Objectives: This study sought to identify risk factors for both late observed and late "excess" mortality after aortic valve replacement and to examine the causes of late mortality.
Background: Because operative mortality after aortic valve replacement is very low, the timing of surgical intervention should focus on maximizing long-term survival. However, to judge the effect of valve replacement on long-term survival in an elderly population, it is important to separate mortality resulting from extraneous causes (background mortality) from disease-related mortality (excess mortality). Background mortality can be estimated by calculating expected mortality on the basis of age and gender.
Methods: From 1966 to 1986, 643 patients (mean age 59.6 years, 138 [21%] > or = 70 years old) underwent aortic valve replacement, 129 of whom also underwent coronary bypass grafting; 594 patients survived > or = 30 days after the procedure. The overall operative mortality rate for isolated aortic valve replacement decreased over time from 25.5% (1966 to 1972) to 2.6% (1980 to 1986). Cumulative total follow-up after discharge was 3,603 patient-years. Multivariate analysis was performed for both observed and excess mortality.

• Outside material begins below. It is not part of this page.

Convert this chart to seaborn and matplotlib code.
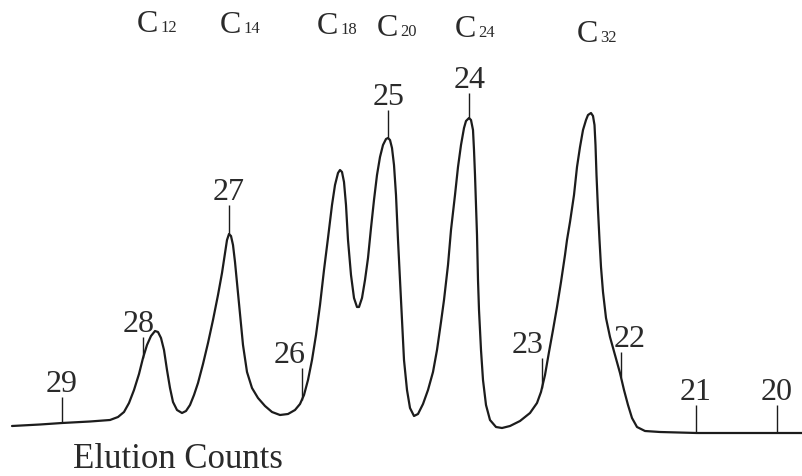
import numpy as np
import pandas as pd
import matplotlib
matplotlib.use("Agg")
import matplotlib.pyplot as plt
import seaborn as sns

# Detector trace: position along the chart (elution counts) and response
elution = [12, 40, 62, 90, 110, 118, 124, 129, 134, 139, 143, 147, 151, 155, 158,
           161, 164, 167, 170, 173, 177, 182, 186, 190, 194, 198, 203, 208, 213,
           218, 222, 225, 227, 229, 231, 233, 235, 237, 240, 243, 247, 252, 258,
           265, 272, 280, 288, 295, 300, 304, 308, 312, 316, 320, 324, 328, 332,
           335, 338, 340, 342, 344, 346, 348, 351, 354, 357, 359, 362, 365, 368,
           371, 374, 377, 380, 383, 386, 388, 390, 392, 394, 396, 398, 400, 402,
           404, 407, 410, 414, 418, 423, 428, 433, 437, 441, 444, 448, 451, 455,
           458, 461, 464, 466, 469, 471, 473, 474, 475, 476, 477, 478, 479, 481,
           483, 486, 490, 496, 502, 510, 520, 530, 537, 541, 545, 549, 553, 557,
           561, 565, 567, 570, 574, 577, 580, 583, 586, 588, 591, 593, 594.5,
           595.5, 596.5, 598, 599.5, 601, 603, 606, 610, 615, 620, 624, 628, 632,
           637, 645, 660, 697, 740, 803]
response = [50, 51.5, 53, 54.5, 56, 59, 64, 73, 86, 102, 118, 131, 140, 145, 144,
            138, 126, 106, 88, 74, 66, 63, 65, 71, 81, 93, 112, 133, 156,
            181, 203, 223, 236, 242, 240, 231, 214, 193, 161, 131, 104, 88, 78,
            70, 64, 61, 62, 66, 72, 81, 96, 116, 141, 171, 206, 238, 271,
            291, 303, 306, 304, 294, 271, 236, 201, 178, 169, 169, 178, 196, 218,
            248, 276, 301, 319, 331, 337, 338, 336, 328, 311, 281, 236, 196, 156,
            116, 86, 68, 60, 62, 72, 86, 104, 126, 154, 176, 211, 246, 281,
            309, 331, 348, 355, 358, 356, 346, 326, 301, 271, 241, 196, 166, 126,
            96, 71, 56, 49, 48, 50, 55, 63, 73, 84, 101, 124, 146, 169,
            194, 221, 236, 254, 281, 309, 329, 346, 356, 361, 363, 360, 351,
            331, 301, 266, 236, 209, 184, 158, 139, 121, 103, 86, 71, 58,
            49, 45, 44, 43, 43, 43]

# Fraction numbers and where each fraction was cut
fractions = ["29", "28", "27", "26", "25", "24", "23", "22", "21", "20"]
fraction_at = [62, 143, 229, 302, 388, 469, 542, 621, 696, 777]

# Identified n-alkane peaks
carbons = ["12", "14", "18", "20", "24", "32"]

# ---- layout -------------------------------------------------------------
fraction_tick_top = [79, 139, 271, 108, 366, 383, 118, 124, 71, 71]
fraction_label_dx = [0, -4, 0, -12, 1, 1, -14, 9, 0, 0]
carbon_x = [158, 241, 338, 398, 476, 598]
carbon_y = [444, 443, 442, 440, 439, 434]

sns.set_style("white")
plt.rcParams["font.family"] = ["Liberation Serif", "DejaVu Serif"]

ink = "#1c1c1c"
text_ink = "#2a2a2a"
fig = plt.figure(figsize=(8.03, 4.76), dpi=100)
ax = fig.add_axes([0, 0, 1, 1])

trace = pd.DataFrame({"elution": elution, "response": response})
sns.lineplot(data=trace, x="elution", y="response", sort=False,
             estimator=None, color=ink, linewidth=1.6, ax=ax)

# Fraction markers: a short stroke from the trace up to each number
curve_at = np.interp(fraction_at, elution, response)
ax.vlines(fraction_at, curve_at, fraction_tick_top, color=ink, linewidth=1.0)
for name, x, top, dx in zip(fractions, fraction_at, fraction_tick_top,
                            fraction_label_dx):
    ax.text(x + dx, top + 5, name, ha="center", va="baseline",
            fontsize=23, color=text_ink)

# Peak identities, C with the carbon number as subscript
for n, x, y in zip(carbons, carbon_x, carbon_y):
    ax.text(x, y, "C", ha="right", va="baseline", fontsize=23, color=text_ink)
    ax.text(x + 2, y, n, ha="left", va="baseline", fontsize=12, color=text_ink)

ax.text(73, 8, "Elution Counts", ha="left", va="baseline", fontsize=25,
        color=text_ink)

ax.set_xlim(0, 803)
ax.set_ylim(0, 476)
ax.axis("off")

fig.savefig("out.png", dpi=100, facecolor="white")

Results: Risk factors for both observed and excess mortality were previous myocardial infarction, coronary artery disease, heart failure and atrial fibrillation. Although age > or = 70 years was a risk factor for observed mortality (hazard rate ratio [HRR] 2.4, 95% confidence interval [CI] 1.6 to 3.7), it was not a risk factor for excess mortality. In contrast, isolated aortic regurgitation was an important risk factor for excess mortality only (HRR 3.8, 95% CI 1.3 to 11.2). Late mortality was valve related in 22% of patients, including sudden death in 7% and cerebral vascular accidents in 7%. Congestive heart failure was an important cause of death (21%) irrespective of the time elapsed since aortic valve replacement. In patients with aortic regurgitation, congestive heart failure was the main cause of death (38%); in patients with aortic regurgitation and preoperative heart failure or severe left ventricular dysfunction, heart failure was the cause of death in 44% and 63%, respectively.
Conclusions: Analysis of excess mortality revealed that older age in itself is not a risk factor for late mortality after aortic valve replacement. Aortic regurgitation carries a high risk, probably associated with left ventricular dysfunction at the time of operation. Earlier operation may be warranted in such patients.